What needs to be done
Your task is to retype, word for word, the lines from the start of the data through the line holding "const font = 'Liberation". Do not include the pictures.

--- Given information ---

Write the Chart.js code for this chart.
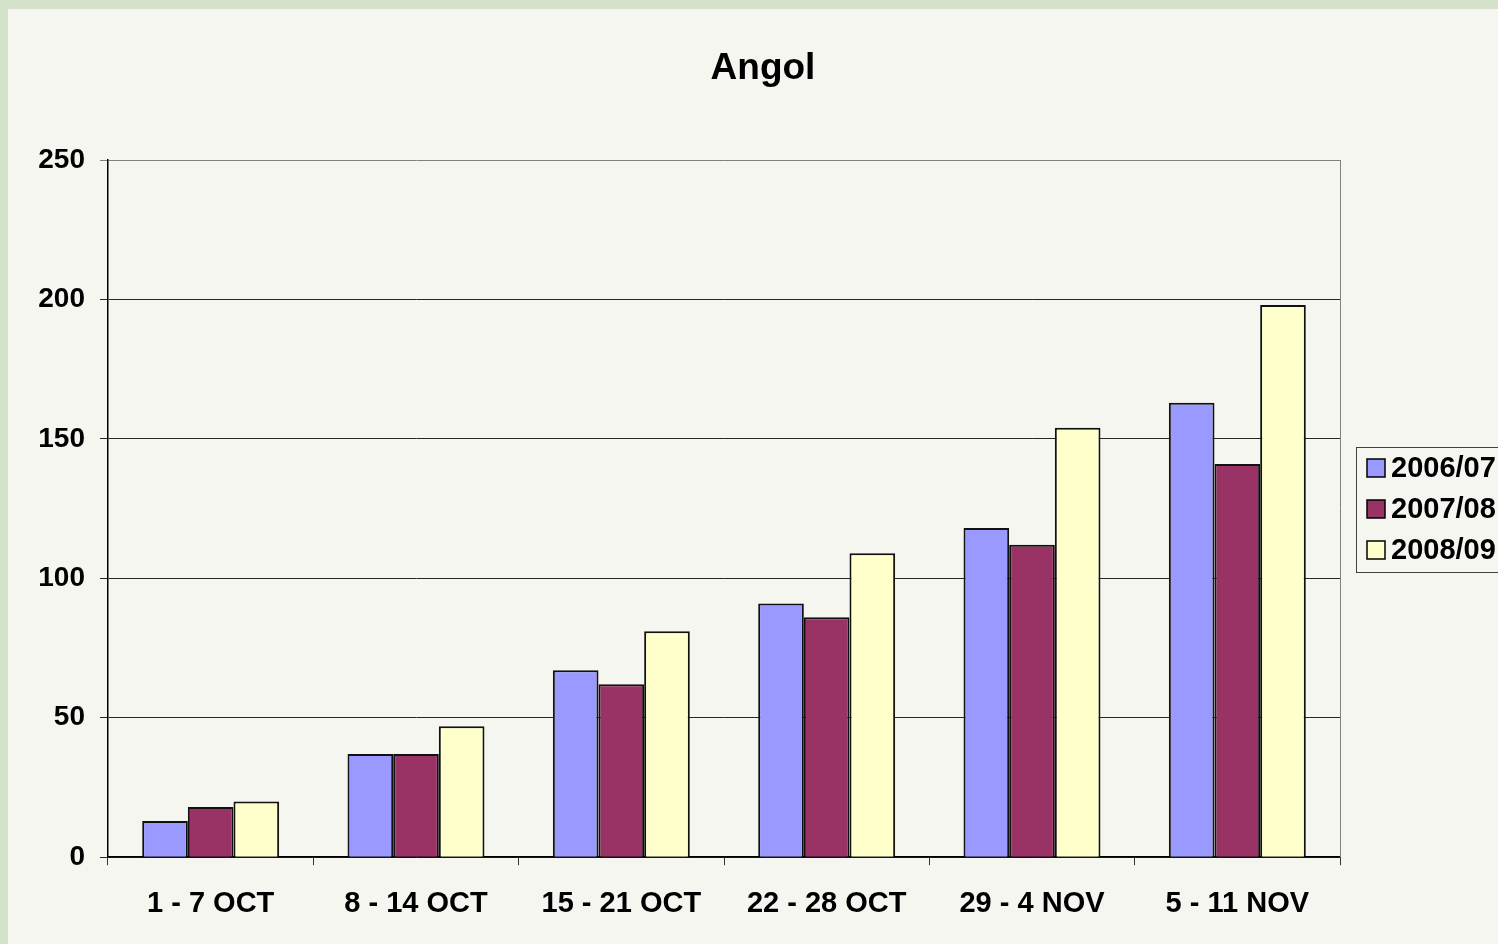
<!DOCTYPE html>
<html>
<head>
<meta charset="utf-8">
<script src="https://cdn.jsdelivr.net/npm/chart.js@4/dist/chart.umd.min.js"></script>
<style>
  html, body { margin: 0; padding: 0; background: #d3e2c8; }
  #wrap { position: absolute; left: 0; top: 0; width: 1498px; height: 944px; }
</style>
</head>
<body>
<div id="wrap"><canvas id="angolChart" width="1498" height="944"></canvas></div>
<script>
const weeks = ['1 - 7 OCT', '8 - 14 OCT', '15 - 21 OCT', '22 - 28 OCT', '29 - 4 NOV', '5 - 11 NOV'];
const season0607 = [13, 37, 67, 91, 118, 163];
const season0708 = [18, 37, 62, 86, 112, 141];
const season0809 = [20, 47, 81, 109, 154, 198];
const seasonLabels = ['2006/07', '2007/08', '2008/09'];
const chartTitle = 'Angol';

const blue = '#9999ff';
const maroon = '#993366';
const cream = '#ffffcc';
const font = 'Liberation Sans, Arial, sans-serif';

// fondo, título y leyenda con recuadro
const backgroundPanel = {
    id: 'backgroundPanel',
    beforeDraw(chart) {
        const ctx = chart.ctx;
        ctx.save();
        ctx.fillStyle = '#d3e2c8';
        ctx.fillRect(0, 0, chart.width, chart.height);
        ctx.fillStyle = '#f4f6ef';
        ctx.fillRect(8, 9, chart.width - 8, chart.height - 9);
        ctx.restore();
    },
    afterDraw(chart) {
        const ctx = chart.ctx;
        const a = chart.chartArea;
        ctx.save();
        ctx.fillStyle = '#000';
        ctx.font = 'bold 37px ' + font;
        ctx.textAlign = 'center';
        ctx.textBaseline = 'middle';
        ctx.fillText(chartTitle, 763, 69);

        // borde derecho del área de trazado
        ctx.strokeStyle = '#808080';
        ctx.lineWidth = 1;
        ctx.beginPath();
        ctx.moveTo(a.right + 0.5, a.top);
        ctx.lineTo(a.right + 0.5, a.bottom);
        ctx.stroke();

        const x = 1356, y = 447;
        ctx.fillStyle = '#f4f6ef';
        ctx.fillRect(x, y, 160, 125);
        ctx.strokeStyle = '#404040';
        ctx.strokeRect(x + 0.5, y + 0.5, 160, 125);
        ctx.font = 'bold 29px ' + font;
        ctx.textAlign = 'left';
        chart.data.datasets.forEach((ds, i) => {
            const cy = y + 21 + i * 41;
            ctx.fillStyle = ds.backgroundColor;
            ctx.fillRect(x + 11, cy - 9, 18, 18);
            ctx.strokeStyle = '#000';
            ctx.lineWidth = 1.5;
            ctx.strokeRect(x + 11, cy - 9, 18, 18);
            ctx.fillStyle = '#000';
            ctx.fillText(ds.label, x + 35, cy + 1);
        });
        ctx.restore();
    }
};

const colors = [blue, maroon, cream];
const seriesData = [season0607, season0708, season0809];

new Chart(document.getElementById('angolChart').getContext('2d'), {
    type: 'bar',
    data: {
        labels: weeks,
        datasets: seriesData.map((d, i) => ({
            label: seasonLabels[i],
            data: d,
            backgroundColor: colors[i],
            borderColor: '#111',
            borderWidth: 2,
            categoryPercentage: 0.667,
            barPercentage: 1
        }))
    },
    options: {
        responsive: false,
        animation: false,
        layout: { padding: { left: 0, right: 158, top: 160, bottom: 2 } },
        plugins: {
            legend: { display: false },
            tooltip: { enabled: false },
            title: { display: false }
        },
        scales: {
            x: {
                grid: {
                    drawOnChartArea: false,
                    color: '#333',
                    tickLength: 8,
                    offset: true
                },
                border: { color: '#000', width: 1.5 },
                ticks: {
                    color: '#000',
                    padding: 21,
                    font: { family: font, size: 29, weight: 'bold' },
                    maxRotation: 0
                }
            },
            y: {
                min: 0,
                max: 250,
                afterFit(scale) { scale.width = 108; },
                grid: {
                    color: ctx => ctx.tick && ctx.tick.value === 250 ? '#808080' : '#262626',
                    tickLength: 8
                },
                border: { color: '#000', width: 1.5 },
                ticks: {
                    stepSize: 50,
                    color: '#000',
                    padding: 15,
                    font: { family: font, size: 28, weight: 'bold' }
                }
            }
        }
    },
    plugins: [backgroundPanel]
});
</script>
</body>
</html>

---

Result of the exercise
Write the Chart.js code for this chart.
<!DOCTYPE html>
<html>
<head>
<meta charset="utf-8">
<script src="https://cdn.jsdelivr.net/npm/chart.js@4/dist/chart.umd.min.js"></script>
<style>
  html, body { margin: 0; padding: 0; background: #d3e2c8; }
  #wrap { position: absolute; left: 0; top: 0; width: 1498px; height: 944px; }
</style>
</head>
<body>
<div id="wrap"><canvas id="angolChart" width="1498" height="944"></canvas></div>
<script>
const weeks = ['1 - 7 OCT', '8 - 14 OCT', '15 - 21 OCT', '22 - 28 OCT', '29 - 4 NOV', '5 - 11 NOV'];
const season0607 = [13, 37, 67, 91, 118, 163];
const season0708 = [18, 37, 62, 86, 112, 141];
const season0809 = [20, 47, 81, 109, 154, 198];
const seasonLabels = ['2006/07', '2007/08', '2008/09'];
const chartTitle = 'Angol';

const blue = '#9999ff';
const maroon = '#993366';
const cream = '#ffffcc';
const font = 'Liberation Sans, Arial, sans-serif';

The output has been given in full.